The fact is that you can receive a hundred testimonials singing your praise, but you will obsess and become despondent over that one negative comment.

This means that we have to move beyond our emotions. Sure, they are important in the decision-making process and for fostering meaningful relationships. But you cannot allow them to dictate when you will do work.

In other words, work hard, irrespective of your moods, especially on the days when you don’t feel like it.

Create a calibration practice

One of the best ways to deal with this rollercoaster effect is to create a daily calibration practice. I am a big fan of any action taken on a daily basis. Not only because of the accumulation effect that occurs over time, but also because it keeps you focused.

So, what does a daily calibration practice look like?

It differs for everyone. It could range from meditation to a vision board to journaling to listening to a specific playlist of songs. My suggestion is that you give journaling a go.

Because it’s sometimes difficult to start a new calibration practice, I have included my journaling template for you.

It’s called ‘J1G’ (pronounced as jig). I use Evernote or a notebook from HumanWrites for journaling purposes.

J: Journal

For the first few minutes, simply allow your hand to run across the paper. The idea is for you to dump as many of your thoughts onto the paper as possible.

Some questions you can answer in this section are:

  • What am I currently excited about?
  • What am I currently worried about?
  • Where am I currently winning?
  • What can I learn from what happened yesterday?

1: The one thing that you want to get done today

In this time, I usually have a look at my to-do list and decide which one action I want to get done today. Write it down and then expand on why it is the most important action. How will it move you or your business forward?

Related: Better Thinking For A Better World

G: Gratitude

In the last section, you simply write down three things that you are grateful for. Trust me, this is an important daily practice, but even more so on the days when you feel as if life is beating you down.
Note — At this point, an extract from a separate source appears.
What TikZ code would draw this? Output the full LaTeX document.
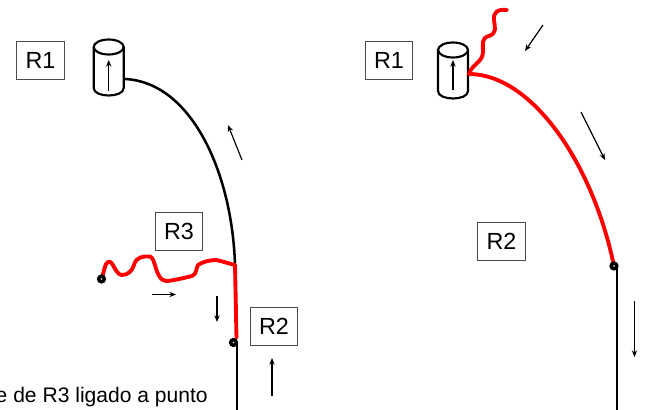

When you focus on the things that you are grateful for, you crowd out fear and shift your state of mind to a more positive and productive one.

The punch line

If you can stick to the three ideas I outlined above, I guarantee you will develop more resilience and perseverance. You are an entrepreneur because you chose to be one. Do not allow life to impose its will on you. I have no doubt that you will be better off because of all the challenges you face. Not in spite of them.